Clean out the oil strainer, blowing steam through the wire gauze to remove any accumulation of dirt. Every six months to a year take off the bearing covers, remove the bearings, and take them apart and clean out thoroughly. Even the best oil will deposit more or less solid matter upon hot surfaces in time, which will tend to prevent the free circulation of the oil through the bearings and effectively stop the cushioning effect on the bearings. Take apart the main and secondary valves and clean thoroughly, seeing that all parts are in good working order. Clean and inspect the governor and the valve-gear, wiping out any accumulation of oil and dirt that may appear. Be sure to clean out the drains from the glands so that any water that may pass out of them will run off freely and will not get into the bearings.
At the end of the first three months, and after that about once a year, take off the cylinder cover and remove the spindle. When the turbine is first started up, there is very apt to be considerable foreign matter come over in the steam, such as balls of red lead or small pieces of gasket too small to be stopped by the strainer. These get into the guide blades in the cylinder and quite effectively stop them up. Therefore, the blades should be gone over very carefully, and any such additional accumulation removed. Examine the glands and equilibrium ports for any dirt or broken parts. Particularly examine the glands for any deposit of scale. All the scale should be chipped off the gland parts, as, besides preventing the glands from properly packing, this accumulation will cause mechanical contact and perhaps cause vibration of the machine due to lack of freedom of the parts. The amount of scale found after the first few inspections will be an indication of how frequently the cleaning should be done. As is discussed later, any water that is unsuitable for boiler feed should not be used in the glands.
In reassembling the spindle and cover, very great care must be taken that no blades are damaged and that nothing gets into the blades. Nearly all the damage that has been done to blades has resulted from carelessness in this respect; in fact, it is impossible to be too careful. Particular care is also to be taken in assembling all the parts and in handling them, as slight injury may cause serious trouble. In no case should a damaged part be put back until the injury has been repaired.
If for any reason damaged blades cannot be repaired at the time, they can be easily removed and the turbine run again without them until it is convenient to put in new ones; in fact, machines have been run at full load with only three-quarters of the total number of blades. In such an event remove the corresponding stationary blades as well as the moving blades, so as not to disturb the balance of the end thrust.
Conditions Conducive to Successful Operation
In the operation of the turbine and the conditions of the steam, both live and exhaust play a very important part. It has been found by expensive experimenting that moisture in the steam has a very decided effect on the economy of operation; or considerably more so than in the case of the reciprocating engine. In the latter engine, 2 per cent. of moisture will mean very close to 2 per cent. increase in the amount of water supplied to the engine for a given power. On the other hand, in the turbine 2 per cent. moisture will cause an addition of more nearly 4 per cent. It is therefore readily seen that the drier the entering steam, the better will be the appearance of the coal bill.

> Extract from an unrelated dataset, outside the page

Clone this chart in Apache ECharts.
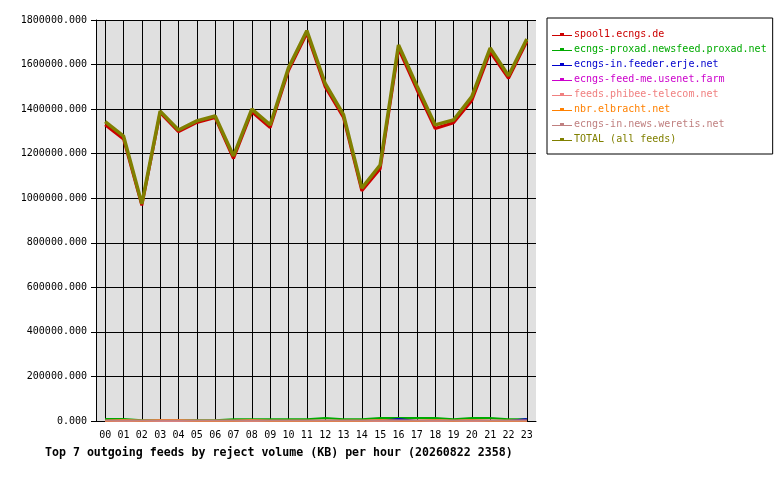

By judicious use of first-class separators in connection with a suitable draining system, such as the Holly system which returns the moisture separated from the steam, back to the boilers, a high degree of quality may be obtained at the turbine with practically no extra expense during operation. Frequent attention should be given the separators and traps to insure their proper operation. The quality of the steam may be determined from time to time by the use of a throttling calorimeter. Dry steam, to a great extent, depends upon the good and judicious design of steam piping.
Superheated steam is of great value where it can be produced economically, as even a slight degree insures the benefits to be derived from the use of dry steam. The higher superheats have been found to increase the economy to a considerable extent.
When superheat of a high degree (100 degrees Fahrenheit or above) is used special care must be exercised to prevent a sudden rise of the superheat of any amount. The greatest source of trouble in this respect is when a sudden demand is made for a large increase in the amount of steam used by the engine, as when the turbine is started up and the superheater has been in operation for some time before, the full load is suddenly thrown on. It will be readily seen that with the turbine running light and the superheater operating, there is a very small amount of steam passing through; in fact, practically none, and this may become very highly heated in the superheater, but loses nearly all its superheat in passing slowly to the turbine; then, when a sudden demand is made, this very high temperature steam is drawn into the turbine. This may usually be guarded against where a separately fired superheater is used, by keeping the fire low until the load comes on, or, in the case where the superheater is part of the boiler, by either not starting up the superheater until after load comes on, or else keeping the superheat down by mixing saturated steam with that which has been superheated. After the plant has been started up there is little danger from this source, but such precautions should be taken as seem best in the particular cases.